Comenta mi camarada Eloy, en su Trinchera, las palabras del señor Monti -baranda italiano designado Presidente de su Gobierno sin participación popular- acerca de la monotonía de tener un trabajo fijo para toda la vida.
Dice Eloy -mejor véanlo completo en su sitio- que el señor Monti -y los muchísimos montis del ancho mundo- es un cabrón, cosa indiscutible, y que esta gentuza ha conseguido "el milagro laico de venderse a la Banca, al tiempo que la compraban, formando un binomio implacable en lo más alto del Poder".
Por supuesto, acierta mi camarada Eloy. De lo que se trata, es de conseguir personas -vaya, más o menos- que no tengan raíces, ni historia, ni ninguna de esas dulces ataduras que conforman una vida realmente humana. No convienen los artesanos enamorados de su oficio; no convienen los profesores que gocen enseñando; no convienen los trabajadores que sientan el orgullo de pertenecer a un proyecto, ni los directivos que se enorgullezcan de las obras de su empresa.
Lo que hace falta es el trabajador polivalente, que a nada se aferra, que no siente el orgullo de la obra bien hecha, que se considera -bien adiestrado por la prensa, las patronales, los sindicatos, la banca- simple mercancía; tornillo que vale para cualquier máquina, esclavo que se vende por horas cada día en un sitio.
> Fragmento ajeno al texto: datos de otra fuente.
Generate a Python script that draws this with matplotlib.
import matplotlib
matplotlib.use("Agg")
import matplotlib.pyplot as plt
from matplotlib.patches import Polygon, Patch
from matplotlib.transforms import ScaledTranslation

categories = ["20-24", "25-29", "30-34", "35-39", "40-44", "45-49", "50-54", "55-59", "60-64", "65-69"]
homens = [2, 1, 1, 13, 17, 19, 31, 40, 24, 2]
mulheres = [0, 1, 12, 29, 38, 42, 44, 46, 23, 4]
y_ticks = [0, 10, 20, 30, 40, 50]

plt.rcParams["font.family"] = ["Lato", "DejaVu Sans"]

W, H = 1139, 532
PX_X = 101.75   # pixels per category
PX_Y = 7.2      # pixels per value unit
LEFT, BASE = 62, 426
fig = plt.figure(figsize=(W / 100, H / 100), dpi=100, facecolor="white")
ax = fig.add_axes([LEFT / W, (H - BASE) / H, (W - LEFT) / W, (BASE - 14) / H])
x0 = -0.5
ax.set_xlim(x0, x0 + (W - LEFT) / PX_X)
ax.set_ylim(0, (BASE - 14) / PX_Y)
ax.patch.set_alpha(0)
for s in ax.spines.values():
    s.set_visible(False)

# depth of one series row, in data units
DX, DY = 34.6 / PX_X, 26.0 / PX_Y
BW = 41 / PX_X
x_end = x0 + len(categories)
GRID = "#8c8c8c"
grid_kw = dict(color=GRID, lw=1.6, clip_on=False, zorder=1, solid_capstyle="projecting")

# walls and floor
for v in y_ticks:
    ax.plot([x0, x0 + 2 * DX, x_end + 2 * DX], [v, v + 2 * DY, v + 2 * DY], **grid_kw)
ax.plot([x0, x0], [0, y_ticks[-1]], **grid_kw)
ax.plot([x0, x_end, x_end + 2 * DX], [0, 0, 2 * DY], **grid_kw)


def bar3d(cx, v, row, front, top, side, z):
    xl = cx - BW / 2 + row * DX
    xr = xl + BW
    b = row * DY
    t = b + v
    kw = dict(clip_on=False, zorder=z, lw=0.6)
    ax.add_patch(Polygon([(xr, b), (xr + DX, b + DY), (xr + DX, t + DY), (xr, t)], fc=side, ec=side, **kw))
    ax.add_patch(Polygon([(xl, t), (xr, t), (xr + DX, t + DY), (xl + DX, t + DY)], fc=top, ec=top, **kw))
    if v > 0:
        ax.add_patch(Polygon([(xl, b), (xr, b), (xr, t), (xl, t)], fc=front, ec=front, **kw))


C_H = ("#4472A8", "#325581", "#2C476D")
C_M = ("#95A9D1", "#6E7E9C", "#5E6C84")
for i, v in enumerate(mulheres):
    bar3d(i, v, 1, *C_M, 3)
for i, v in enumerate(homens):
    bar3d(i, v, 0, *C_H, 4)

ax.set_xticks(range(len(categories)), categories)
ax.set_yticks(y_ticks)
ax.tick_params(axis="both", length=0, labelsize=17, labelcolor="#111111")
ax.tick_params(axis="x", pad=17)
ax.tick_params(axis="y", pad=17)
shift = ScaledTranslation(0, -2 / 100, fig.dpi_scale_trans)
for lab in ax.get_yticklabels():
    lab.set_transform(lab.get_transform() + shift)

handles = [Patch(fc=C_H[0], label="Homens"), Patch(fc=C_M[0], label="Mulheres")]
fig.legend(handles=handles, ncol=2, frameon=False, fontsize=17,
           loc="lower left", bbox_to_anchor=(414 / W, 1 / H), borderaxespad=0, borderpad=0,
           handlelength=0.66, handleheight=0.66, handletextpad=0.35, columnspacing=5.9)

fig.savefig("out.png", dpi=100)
Si a esto le añadimos la falta absoluta de compromiso personal -ni familia, ni hogar, ni hijos, ni padres- habrán conseguido la pieza perfecta de la cadena de montaje: la pieza que se usa y se tira, el robot cuya adquisición es barata y del que se pueden deshacer fácilmente, porque ni siquiera hay que venderlo: se le echa al paro y allá le vayan dando.